Showing posts with label death family. Show all posts
Showing posts with label death family. Show all posts

Monday, May 26, 2014

I know this; and thus I challenge it.

I'm about three quarters of the way through number 75, White Teeth by Zadie Smith, and am happy to report it I'm enjoying it. I started it a couple of weeks ago, but was away at a golf tournament last week, on an annual trip that doesn't afford me much reading time. Looking back at the Victoria Day weekend the past few years, I see there is always a gap in my reading each time. But I'm back on track now, and plan to finish it before I leave on another trip this Thursday.

When I do finish it, I might be in a bit of a conundrum with regards to what to read next. Right now I'm planning on reading A House for Mr. Biswas by V.S. Naipaul, and I do currently have it out from the library. The problem is that it is getting more and more difficult to plan my next read, simply because there are fewer books to choose from.

Friday, August 10, 2012

Less. what's next?

As I make my way through Revolutionary Road, I've started to think about what I should be planning to read for the next few months.  As you may have noticed, I've tried to space out the bigger reads a little, so as not to get bogged down by them, but also in an effort to not leave them until the end.  But really, there hasn't been any order set in stone.  Mostly I've been getting what I can from the library and going from there.  However, after having read 58 books there are simply fewer books to chose from than two years ago, so the decision over what to read next is more difficult, but also more important.
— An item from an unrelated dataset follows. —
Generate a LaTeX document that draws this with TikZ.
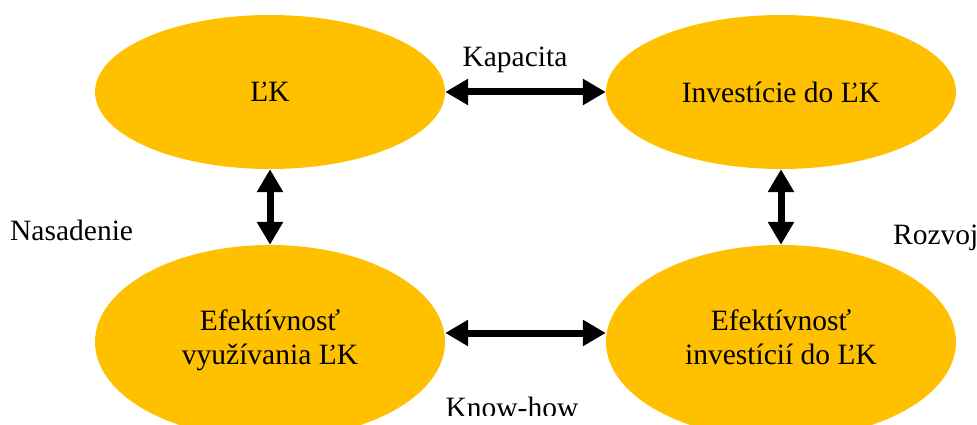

Of the final 40 books, I have already decided on the final five.  I'm ending with Nineteen-Eighty Four as I've read it several times, and if you recall, was actually going to start the list with it until I discovered my tattered copy was missing the first fifteen pages.  I've also decided to read Never Let Met Go and A Passage to India as numbers 99 and 98 respectively, as they are the newest and oldest books on the list.  Numbers 97 and 96 will be Neuromancer and A Death in the Family, as those are two books that I own a copy of.  I figure with only five novels left, it might be more difficult to get them from the library so I should be sure to read ones I can get my hands on.

So that leaves 35 other books to read (I'm reading One Flew Over the Cuckoo's Nest next, as #60), and there are still a few behemoths left.  I've identified, Gravity's Rainbow, Lord of the Rings, Call it Sleep, The Man Who Loved Children, and A Dance to the Music of Time as the most challenging book I still have to read.  Some will be challenging because I have been told how unreadable they are by a co-author of the list (Man Who Loved Children)  while others will be difficult simply because of their length (Lord of the Rings and A Dance to the Music of Time).

Anyone for a little light reading?
I'm starting to realize that one of these five books needs to be #61 or #62, and I'm not sure which one it is going to be.  Of those five, Lord of the Rings is probably the most appealing and Gravity's Rainbow the least.  I can't keep putting the other Pynchon novel off though!  However, Call it Sleep is sitting on the shelf behind me right now, but, it's thicker than four other books combined.  Maybe it's large print.  Really large print.  Or think paper.

Of course for every long book there are shorter ones.  Looking at what I have left I'm predicting that To Kill a Mockingbird, Are You There God? It's Me Margaret, Lord of the Flies, Watchmen, and Wide Sargasso Sea, will be my easiest reads.  Don't be surprised if the books mentioned earlier are followed by one of these.

But I suppose for now, this is all like planning tomorrow's lunch when you haven't even begun to finish making today's.  Let's get back to our regularly scheduled program, Revolutionary Road.

Saturday, November 6, 2010

The purchase made, the fruits are to ensue;

I did something with The List today that I haven't ever done before; I purchased one of the books.  I had been doing some spring cleaning at home (in fall), and was looking over my bookshelves when I noticed such classic titles as Leonard Maltin's 2001 Guide to the Movies and Golf Jokes.  While the former was replaced by the Internet in 2001, the latter has been replaced by...well...anything.  I think the only funny part of that book was the look of dismay on my face when I pulled it out of a Christmas stocking fifteen years ago.

I gathered up about ten books that I probably hadn't touched in five years and would never touch again and ventured down to a used bookshop near my house.  I had planned ahead, and arrived at the store with not only my used books (well, one of them wasn't used, it was a textbook from my first-year statistics class), but also a list of three books that are not available from the Calgary Public Library.  These are Dog Soldiers, Loving, and A Death in the Family.  They had the last one in stock, in good condition for $8.50.  I headed back to the counter to see how much I would profit from my literary gems, only to hear they would only take two books (Golf Jokes wasn't one of them), and give me six dollars in store credit.

So, it has cost me $2.50 to acquire my first book from The List.  I think I'll add that to my fine total, in a sub category, so I can arrive at a total cost for reading 100 novels.